When it comes to channel choice offered to customers, our view is simple. Omnichannel is essential for those who need it. Human voice is essential for all.

A consensus of surveys and our experience, particularly amongst SMEs, confirms voice is still the most preferred channel.

Whilst younger, more digitally savvy consumers may not make a phone call their first choice, a human is still mandatory back-up when conversations get complicated or sensitive.

For the customer, the decision is most acute when webchat is concerned. A multitude of factors dictate the outcome of voice vs chat, so it was interesting to see the recent Harris Poll and Interactions research answering the question ‘To Text or to Talk?’

In particular, it’s concerning to read the conclusion that: “Regardless of preference, consumers may be selecting other channels simply because the traditional channels they use are causing too much frustration.”
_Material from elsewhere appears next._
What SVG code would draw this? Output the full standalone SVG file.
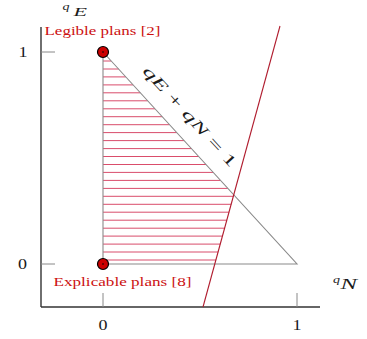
<svg xmlns="http://www.w3.org/2000/svg" width="367" height="339" viewBox="0 0 367 339">
<style>
.axis{stroke:#333;stroke-width:1.4;fill:none}
.tick{stroke:#888;stroke-width:1;fill:none}
.tri{stroke:#8a8a8a;stroke-width:1.1;fill:none}
.hatch{stroke:#d63a5c;stroke-width:1;opacity:0.9}
.redline{stroke:#b01c2e;stroke-width:1.1;fill:none}
.pt{fill:#cc0000;stroke:#000;stroke-width:1.2}
.lbl{font-family:'Liberation Serif','Times New Roman',Times,serif;font-size:14px;fill:#1a1a1a}
.red{font-family:'Liberation Serif','Times New Roman',Times,serif;font-size:13.5px;fill:#cc1111}
.it{font-style:italic}
</style>
<rect width="367" height="339" fill="#fff"/>
<g id="axes">
<line class="axis" x1="41" y1="27" x2="41" y2="307"/>
<line class="axis" x1="41" y1="307" x2="320" y2="307"/>
<line class="tick" x1="41" y1="52" x2="55" y2="52"/>
<line class="tick" x1="41" y1="264" x2="55" y2="264"/>
<line class="tick" x1="103" y1="293" x2="103" y2="307"/>
<line class="tick" x1="297" y1="293" x2="297" y2="307"/>
<text class="lbl" x="18.5" y="57" textLength="9" lengthAdjust="spacingAndGlyphs">1</text>
<text class="lbl" x="18" y="269" textLength="9" lengthAdjust="spacingAndGlyphs">0</text>
<text class="lbl" x="98.5" y="330" textLength="9" lengthAdjust="spacingAndGlyphs">0</text>
<text class="lbl" x="292.5" y="330" textLength="9" lengthAdjust="spacingAndGlyphs">1</text>
<text class="lbl it" x="62.5" y="10" style="font-size:11px" textLength="7" lengthAdjust="spacingAndGlyphs">q</text>
<text class="lbl it" x="73.5" y="15.5" style="font-size:13px" textLength="13.5" lengthAdjust="spacingAndGlyphs">E</text>
<text class="lbl it" x="333" y="283" style="font-size:11px" textLength="7" lengthAdjust="spacingAndGlyphs">q</text>
<text class="lbl it" x="340.5" y="289" style="font-size:14.5px" textLength="16.5" lengthAdjust="spacingAndGlyphs">N</text>
</g>
<g id="region">
<g class="hatch">
<line x1="103" y1="61" x2="111.2" y2="61"/>
<line x1="103" y1="69" x2="118.6" y2="69"/>
<line x1="103" y1="76.9" x2="125.8" y2="76.9"/>
<line x1="103" y1="84.9" x2="133.1" y2="84.9"/>
<line x1="103" y1="92.8" x2="140.3" y2="92.8"/>
<line x1="103" y1="100.8" x2="147.7" y2="100.8"/>
<line x1="103" y1="108.8" x2="155" y2="108.8"/>
<line x1="103" y1="116.7" x2="162.2" y2="116.7"/>
<line x1="103" y1="124.7" x2="169.5" y2="124.7"/>
<line x1="103" y1="132.6" x2="176.8" y2="132.6"/>
<line x1="103" y1="140.6" x2="184.1" y2="140.6"/>
<line x1="103" y1="148.6" x2="191.4" y2="148.6"/>
<line x1="103" y1="156.5" x2="198.6" y2="156.5"/>
<line x1="103" y1="164.5" x2="206" y2="164.5"/>
<line x1="103" y1="172.4" x2="213.2" y2="172.4"/>
<line x1="103" y1="180.4" x2="220.5" y2="180.4"/>
<line x1="103" y1="188.4" x2="227.8" y2="188.4"/>
<line x1="103" y1="196.3" x2="233.4" y2="196.3"/>
<line x1="103" y1="204.3" x2="231.2" y2="204.3"/>
<line x1="103" y1="212.2" x2="229.1" y2="212.2"/>
<line x1="103" y1="220.2" x2="226.9" y2="220.2"/>
<line x1="103" y1="228.2" x2="224.7" y2="228.2"/>
<line x1="103" y1="236.1" x2="222.5" y2="236.1"/>
<line x1="103" y1="244.1" x2="220.3" y2="244.1"/>
<line x1="103" y1="252" x2="218.1" y2="252"/>
<line x1="103" y1="260" x2="215.9" y2="260"/>
</g>
<polyline class="tri" points="103,52 103,264 297,264 103,52"/>
<g transform="translate(142,71.5) rotate(47.5)">
<text class="lbl" x="0" y="0" style="font-size:15px" textLength="131" lengthAdjust="spacingAndGlyphs"><tspan class="it">q</tspan><tspan class="it">E</tspan> + <tspan class="it">q</tspan><tspan class="it">N</tspan> = 1</text>
</g>
</g>
<g id="connectors">
<line class="redline" x1="280" y1="26" x2="203" y2="307"/>
</g>
<g id="legible">
<circle class="pt" cx="103" cy="52" r="5.5"/>
<circle cx="103" cy="52" r="0.8" fill="#000"/>
<text class="red" x="44.5" y="35" textLength="116" lengthAdjust="spacingAndGlyphs">Legible plans [2]</text>
</g>
<g id="explicable">
<circle class="pt" cx="103" cy="264" r="5.5"/>
<circle cx="103" cy="264" r="0.8" fill="#000"/>
<text class="red" x="53.5" y="286" textLength="138" lengthAdjust="spacingAndGlyphs">Explicable plans [8]</text>
</g>
</svg>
On first inspection, the figures stack up with our experience. Voice is preferred over texting simply because it’s easier (according to 61% of respondents). It’s faster, more effective and allows expression.

Text, on the other hand, is seen as a work-around, cutting waiting time, providing a record of the conversation and generally fitting the consumer’s modus operandi.

The stand-out finding, though, is that many inbound callers are still greeted with outdated contact centre technology, resulting in 94% being frustrated with voice communication. Waiting for an agent, repeating instructions, poor IVR and disconnections all contribute to their woes.

What’s the solution? There’s two points of view.

On the one hand, the report goes on to present figures that suggest AI voice response is a valid alternative, with 63% of respondents prepared to try that route if it works.

On the other hand, our philosophy is that if a customer has called to speak to an agent, you do everything to deliver just that. And that starts by replacing the outdated technology.

The middle route is to provide greater self-service and skills-based routing to filter voice calls for those who really need them whilst controlling costs of agent resource.

Either way, the report concludes that ‘getting voice right is still a priority’ and that’s where we at Foehn agree 100%.